Sartre claimed that a central proposition of Existentialism is that existence precedes essence, which means that the most important consideration for individuals is that they are individuals—independently acting and responsible, conscious beings (“existence”)—rather than what labels, roles, stereotypes, definitions, or other preconceived categories the individuals fit (“essence”). The actual life of the individuals is what constitutes what could be called their “true essence” instead of there being an arbitrarily attributed essence others use to define them. Thus, human beings, through their own consciousness, create their own values and determine a meaning to their life.

If you embrace this concept, then hustle and bustle is where it’s at! Certainly it is possible to dilute the thrust of the thesis by suggesting mere thinking qualifies as an active ingredient but that attributes greater elasticity than intended in my opinion.

Existentialism (/ɛɡzɪˈstɛnʃəlɪzəm/) is the work of certain late-19th- and 20th-century European philosophers who, despite profound doctrinal differences, shared the belief that philosophical thinking begins with the human subject—not merely the thinking subject, but the acting, feeling, living human individual.

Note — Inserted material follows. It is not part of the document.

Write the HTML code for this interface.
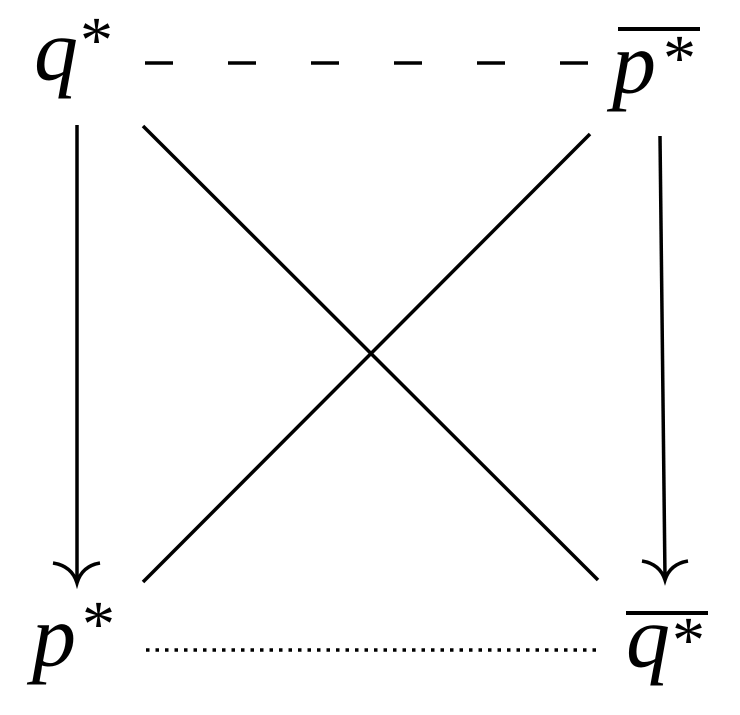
<!DOCTYPE html>
<html><head><meta charset="utf-8"><style>
html,body{margin:0;padding:0;background:#fff;}
svg{display:block}
</style></head><body>
<svg width="740" height="715" viewBox="0 0 740 715" xmlns="http://www.w3.org/2000/svg" font-family="'Liberation Serif','DejaVu Serif',serif">
<g font-style="italic" font-size="88" fill="#000">
<text x="34" y="80">q</text>
<text x="612" y="93">p</text>
<text x="32" y="666">p</text>
<text x="626" y="667">q</text>
</g>
<g font-size="66" fill="#000">
<text x="80" y="62">*</text>
<text x="663" y="80">*</text>
<text x="82" y="646">*</text>
<text x="672" y="662">*</text>
</g>
<line x1="618" y1="29" x2="700" y2="29" stroke="#000" stroke-width="4"/>
<line x1="626" y1="613" x2="708" y2="613" stroke="#000" stroke-width="4"/>
<line x1="145" y1="63" x2="592" y2="63" stroke="#000" stroke-width="3.5" stroke-dasharray="28,55"/>
<line x1="146" y1="650" x2="598" y2="650" stroke="#000" stroke-width="3.5" stroke-dasharray="3.5,6"/>
<line x1="77" y1="125" x2="77" y2="582" stroke="#000" stroke-width="3.5"/>
<path d="M53 563 Q72 566 77 583 Q82 566 100 563" fill="none" stroke="#000" stroke-width="3.5"/>
<line x1="660" y1="136" x2="665" y2="578" stroke="#000" stroke-width="3.5"/>
<path d="M642 561 Q660 564 665 580 Q670 564 688 561" fill="none" stroke="#000" stroke-width="3.5"/>
<line x1="143" y1="126" x2="598" y2="580" stroke="#000" stroke-width="3.5"/>
<line x1="590" y1="134" x2="143" y2="582" stroke="#000" stroke-width="3.5"/>
</svg>
</body></html>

Accordingly the tempered motto “nothing to do, nowhere to go” acquires a renegade contextuality. Adopting it risks converting one to a heretic. Yet in spite of this hazard I have opted instead to cherish that adventitious magic feeling – nothing to do, nowhere to go. All my life I have suffered the burden of impending necessity, the seeming inescapable need to do something or to be somewhere. I am certain I’ve even had anxious dreams about it. Relieving myself of this weight isn’t a matter of mere choice.  Who after all would prefer to be hounded by such pertinacious assignment! As I have suggested previously the confluence of circumstances which provide these relieving constituents is largely based on luck not design. But when the stars align in the proper order, when you’ve done everything imaginable that needs doing, when you’re neither embarrassed nor reluctant to lay down the trowel, then it’s an initiative worth pursuing. Enjoy it while you can for it isn’t long before the mechanics of living kick back into gear and the once languid enterprise of nothing to do, nowhere to go begins to dissolve and evaporate.